--- Task goal ---
In the material below, list every line carrying the string "this".
◆ ◆ ◆ ◆ ◆
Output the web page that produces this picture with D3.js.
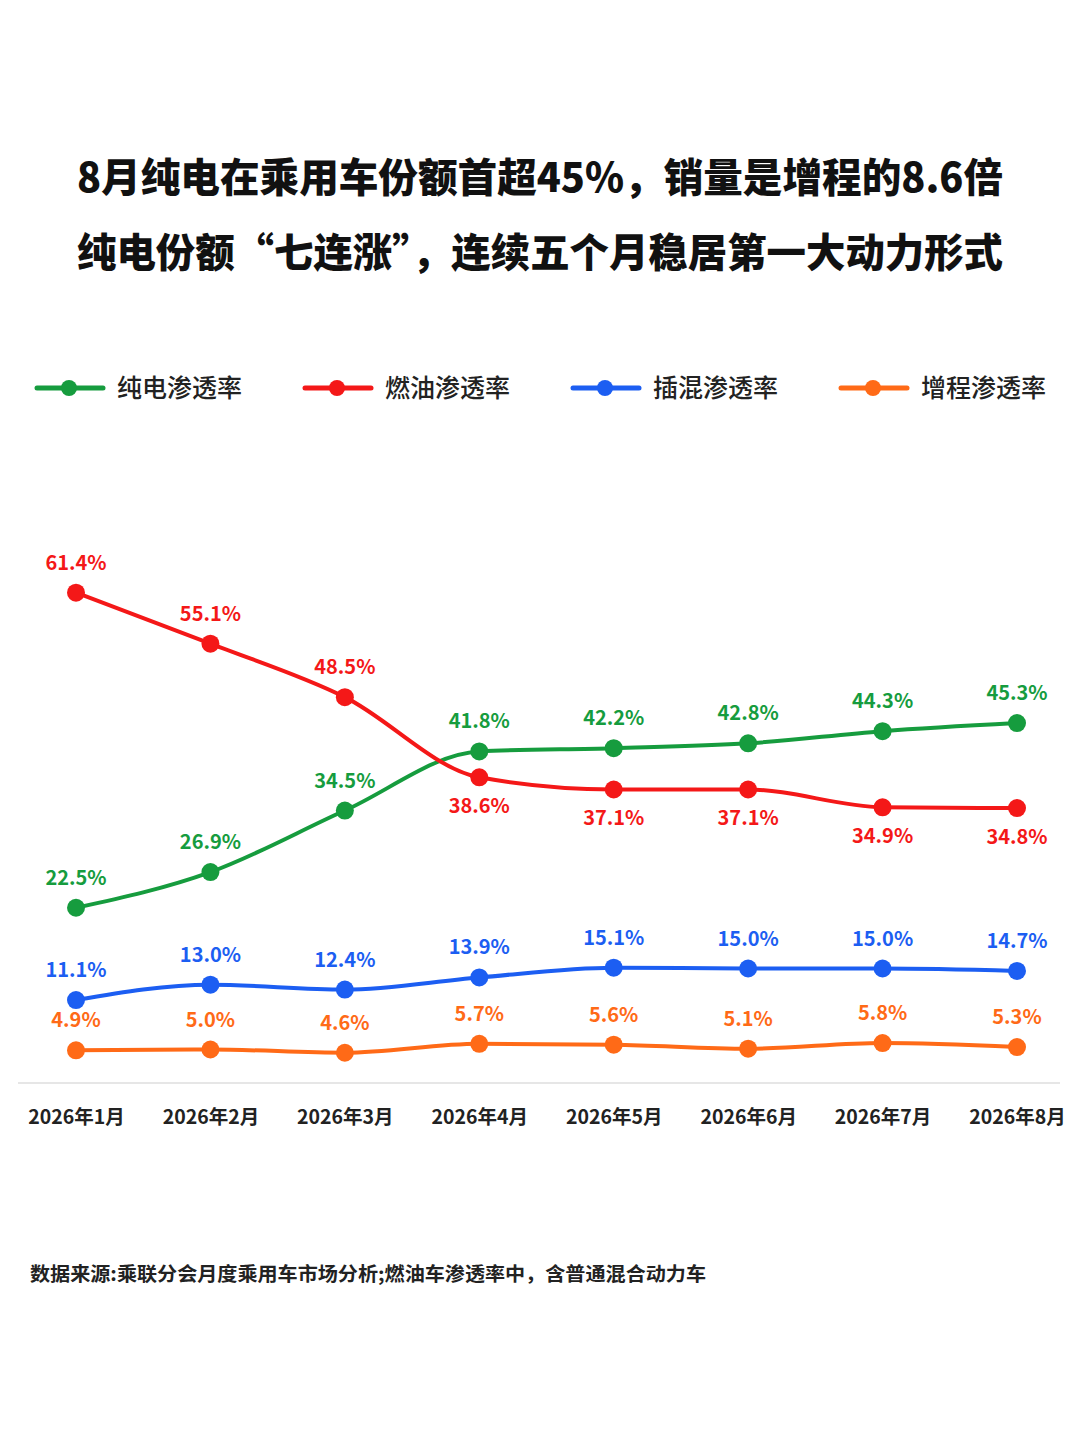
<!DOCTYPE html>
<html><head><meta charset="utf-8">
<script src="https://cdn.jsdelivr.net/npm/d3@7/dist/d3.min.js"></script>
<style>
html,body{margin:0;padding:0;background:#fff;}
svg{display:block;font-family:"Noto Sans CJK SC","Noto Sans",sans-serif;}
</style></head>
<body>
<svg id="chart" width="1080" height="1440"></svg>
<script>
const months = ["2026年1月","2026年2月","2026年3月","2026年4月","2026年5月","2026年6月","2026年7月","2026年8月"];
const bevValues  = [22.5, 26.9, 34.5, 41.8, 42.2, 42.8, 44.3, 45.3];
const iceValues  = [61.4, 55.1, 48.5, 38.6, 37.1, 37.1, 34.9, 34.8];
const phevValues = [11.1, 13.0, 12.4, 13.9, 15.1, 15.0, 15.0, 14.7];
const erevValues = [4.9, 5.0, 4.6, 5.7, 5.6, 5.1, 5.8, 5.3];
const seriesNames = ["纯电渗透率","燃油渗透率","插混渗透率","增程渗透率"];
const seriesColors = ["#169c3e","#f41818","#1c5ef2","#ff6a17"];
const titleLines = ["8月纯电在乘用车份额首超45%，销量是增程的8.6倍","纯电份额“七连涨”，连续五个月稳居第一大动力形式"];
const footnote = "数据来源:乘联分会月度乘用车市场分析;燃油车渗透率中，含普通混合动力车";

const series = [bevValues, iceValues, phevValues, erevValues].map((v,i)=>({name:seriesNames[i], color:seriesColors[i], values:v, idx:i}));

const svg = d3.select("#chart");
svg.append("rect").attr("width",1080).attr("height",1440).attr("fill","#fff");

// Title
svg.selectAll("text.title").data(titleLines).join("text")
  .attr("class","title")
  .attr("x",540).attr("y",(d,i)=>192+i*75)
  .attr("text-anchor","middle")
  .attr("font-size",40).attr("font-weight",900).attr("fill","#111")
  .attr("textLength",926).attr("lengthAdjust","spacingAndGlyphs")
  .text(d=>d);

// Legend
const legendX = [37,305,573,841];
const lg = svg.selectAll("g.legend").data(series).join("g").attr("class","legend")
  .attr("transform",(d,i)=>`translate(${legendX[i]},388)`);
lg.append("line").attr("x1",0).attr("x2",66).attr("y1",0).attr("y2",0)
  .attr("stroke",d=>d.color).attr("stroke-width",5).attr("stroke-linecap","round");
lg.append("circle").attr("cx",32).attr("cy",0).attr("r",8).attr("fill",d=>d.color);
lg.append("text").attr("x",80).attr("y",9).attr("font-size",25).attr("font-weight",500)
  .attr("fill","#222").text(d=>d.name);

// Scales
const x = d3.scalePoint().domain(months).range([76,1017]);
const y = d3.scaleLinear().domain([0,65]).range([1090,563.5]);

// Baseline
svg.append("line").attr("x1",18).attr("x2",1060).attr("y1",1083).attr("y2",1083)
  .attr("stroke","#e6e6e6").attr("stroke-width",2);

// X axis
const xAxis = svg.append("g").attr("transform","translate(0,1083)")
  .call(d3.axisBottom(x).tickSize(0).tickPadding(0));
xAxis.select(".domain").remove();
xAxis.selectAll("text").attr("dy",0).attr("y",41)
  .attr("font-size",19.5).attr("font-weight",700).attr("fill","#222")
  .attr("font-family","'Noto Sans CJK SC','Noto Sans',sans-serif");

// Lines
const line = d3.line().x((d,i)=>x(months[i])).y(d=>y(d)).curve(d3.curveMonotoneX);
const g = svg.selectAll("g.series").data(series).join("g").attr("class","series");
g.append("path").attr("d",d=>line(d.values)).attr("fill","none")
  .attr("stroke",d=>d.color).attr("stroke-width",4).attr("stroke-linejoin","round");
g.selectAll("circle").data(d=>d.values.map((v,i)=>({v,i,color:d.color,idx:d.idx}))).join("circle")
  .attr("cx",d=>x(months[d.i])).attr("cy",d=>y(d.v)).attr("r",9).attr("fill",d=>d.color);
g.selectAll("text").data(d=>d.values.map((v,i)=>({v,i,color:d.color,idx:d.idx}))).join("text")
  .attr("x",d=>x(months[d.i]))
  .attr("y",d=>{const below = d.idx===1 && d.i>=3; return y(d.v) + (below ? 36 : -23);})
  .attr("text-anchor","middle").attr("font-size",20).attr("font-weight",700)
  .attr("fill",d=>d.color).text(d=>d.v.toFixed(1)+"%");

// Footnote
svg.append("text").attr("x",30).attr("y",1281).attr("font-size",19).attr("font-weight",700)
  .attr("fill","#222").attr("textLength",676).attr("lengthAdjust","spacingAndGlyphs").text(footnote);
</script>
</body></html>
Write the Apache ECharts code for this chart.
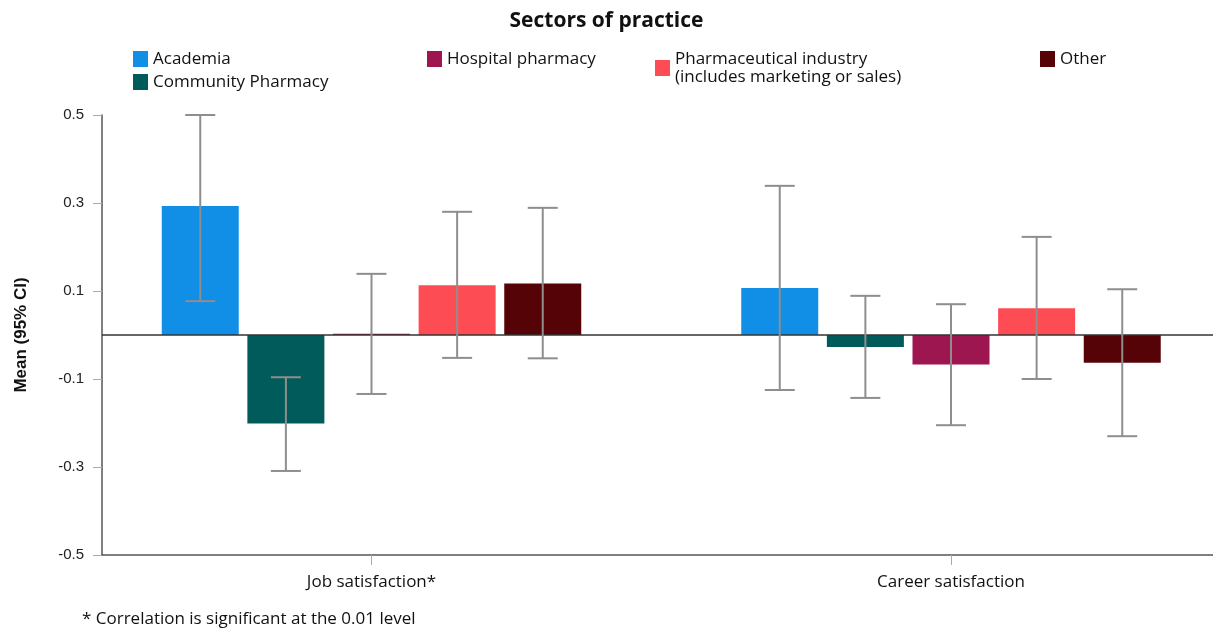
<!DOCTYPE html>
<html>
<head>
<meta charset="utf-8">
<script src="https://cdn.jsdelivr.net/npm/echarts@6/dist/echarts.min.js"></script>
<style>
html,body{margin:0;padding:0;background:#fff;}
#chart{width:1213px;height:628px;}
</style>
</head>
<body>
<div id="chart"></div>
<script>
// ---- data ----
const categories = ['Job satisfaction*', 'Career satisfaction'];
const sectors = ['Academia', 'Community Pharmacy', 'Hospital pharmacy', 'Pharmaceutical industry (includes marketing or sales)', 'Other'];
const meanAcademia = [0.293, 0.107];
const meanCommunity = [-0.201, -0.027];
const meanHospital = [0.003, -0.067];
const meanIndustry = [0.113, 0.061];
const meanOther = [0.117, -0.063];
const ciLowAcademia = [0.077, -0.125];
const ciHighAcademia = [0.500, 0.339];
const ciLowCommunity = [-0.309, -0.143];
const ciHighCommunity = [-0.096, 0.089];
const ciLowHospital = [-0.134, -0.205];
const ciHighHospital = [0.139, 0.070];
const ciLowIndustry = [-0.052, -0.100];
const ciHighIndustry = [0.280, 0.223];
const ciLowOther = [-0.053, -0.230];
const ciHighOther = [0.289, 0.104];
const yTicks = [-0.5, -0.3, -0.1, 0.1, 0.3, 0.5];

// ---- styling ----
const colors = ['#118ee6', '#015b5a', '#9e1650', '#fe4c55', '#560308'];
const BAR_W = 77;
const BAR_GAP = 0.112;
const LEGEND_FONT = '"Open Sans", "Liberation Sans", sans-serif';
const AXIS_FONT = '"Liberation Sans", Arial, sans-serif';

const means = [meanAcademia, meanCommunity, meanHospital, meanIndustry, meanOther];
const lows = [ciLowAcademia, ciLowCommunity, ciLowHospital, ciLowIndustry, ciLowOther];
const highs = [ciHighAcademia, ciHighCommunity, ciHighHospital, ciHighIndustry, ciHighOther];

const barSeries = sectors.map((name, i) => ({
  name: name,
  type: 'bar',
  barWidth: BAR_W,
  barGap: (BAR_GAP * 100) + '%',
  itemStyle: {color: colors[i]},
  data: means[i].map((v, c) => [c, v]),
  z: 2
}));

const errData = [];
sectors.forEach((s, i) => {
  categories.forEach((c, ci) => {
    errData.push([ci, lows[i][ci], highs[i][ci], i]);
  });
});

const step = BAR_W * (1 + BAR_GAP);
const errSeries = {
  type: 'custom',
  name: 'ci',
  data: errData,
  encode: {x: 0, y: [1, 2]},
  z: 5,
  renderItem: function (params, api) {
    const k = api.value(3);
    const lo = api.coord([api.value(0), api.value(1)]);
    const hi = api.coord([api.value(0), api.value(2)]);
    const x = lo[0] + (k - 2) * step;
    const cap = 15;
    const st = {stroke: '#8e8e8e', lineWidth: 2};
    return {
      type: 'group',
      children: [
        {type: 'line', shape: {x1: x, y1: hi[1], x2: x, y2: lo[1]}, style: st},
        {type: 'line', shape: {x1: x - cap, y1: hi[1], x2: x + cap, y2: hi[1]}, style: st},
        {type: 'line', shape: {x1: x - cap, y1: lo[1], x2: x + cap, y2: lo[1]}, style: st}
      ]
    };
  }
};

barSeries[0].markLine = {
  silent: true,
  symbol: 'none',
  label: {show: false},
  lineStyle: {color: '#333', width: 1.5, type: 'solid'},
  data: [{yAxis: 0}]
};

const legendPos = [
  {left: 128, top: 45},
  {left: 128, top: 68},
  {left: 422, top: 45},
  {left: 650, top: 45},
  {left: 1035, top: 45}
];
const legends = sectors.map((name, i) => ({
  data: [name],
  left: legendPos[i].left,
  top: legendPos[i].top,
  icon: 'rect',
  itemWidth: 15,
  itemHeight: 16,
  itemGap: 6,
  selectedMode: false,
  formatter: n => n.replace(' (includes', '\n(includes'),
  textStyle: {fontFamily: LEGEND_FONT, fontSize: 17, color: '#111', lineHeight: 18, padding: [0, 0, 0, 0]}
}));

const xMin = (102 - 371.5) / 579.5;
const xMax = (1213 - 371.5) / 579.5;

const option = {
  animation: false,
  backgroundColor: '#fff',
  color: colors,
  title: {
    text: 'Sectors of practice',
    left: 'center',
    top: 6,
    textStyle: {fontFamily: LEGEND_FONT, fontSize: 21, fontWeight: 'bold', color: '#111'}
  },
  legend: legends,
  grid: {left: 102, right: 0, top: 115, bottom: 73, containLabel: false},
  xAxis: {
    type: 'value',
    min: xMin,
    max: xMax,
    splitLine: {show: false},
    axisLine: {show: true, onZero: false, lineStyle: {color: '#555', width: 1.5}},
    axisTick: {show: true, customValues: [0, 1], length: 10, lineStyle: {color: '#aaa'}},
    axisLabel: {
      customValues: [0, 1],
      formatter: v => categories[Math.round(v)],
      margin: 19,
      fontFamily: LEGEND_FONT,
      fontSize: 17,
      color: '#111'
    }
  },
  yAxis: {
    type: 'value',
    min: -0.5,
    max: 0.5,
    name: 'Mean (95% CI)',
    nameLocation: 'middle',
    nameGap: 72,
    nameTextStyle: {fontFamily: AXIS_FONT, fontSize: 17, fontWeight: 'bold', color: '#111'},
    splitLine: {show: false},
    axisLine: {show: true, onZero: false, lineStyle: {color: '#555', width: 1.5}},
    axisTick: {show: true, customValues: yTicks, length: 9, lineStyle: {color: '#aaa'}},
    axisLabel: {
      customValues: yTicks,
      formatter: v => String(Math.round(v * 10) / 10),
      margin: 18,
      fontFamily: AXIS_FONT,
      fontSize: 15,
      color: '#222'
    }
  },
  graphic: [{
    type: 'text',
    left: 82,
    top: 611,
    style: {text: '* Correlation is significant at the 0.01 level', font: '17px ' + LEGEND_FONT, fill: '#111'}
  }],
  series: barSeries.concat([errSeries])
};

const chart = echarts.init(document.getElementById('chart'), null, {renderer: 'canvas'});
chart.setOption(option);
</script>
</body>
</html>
◆ ◆ ◆ ◆ ◆
--- Problem solution ---
Output the web page that produces this picture with D3.js.
Write the Apache ECharts code for this chart.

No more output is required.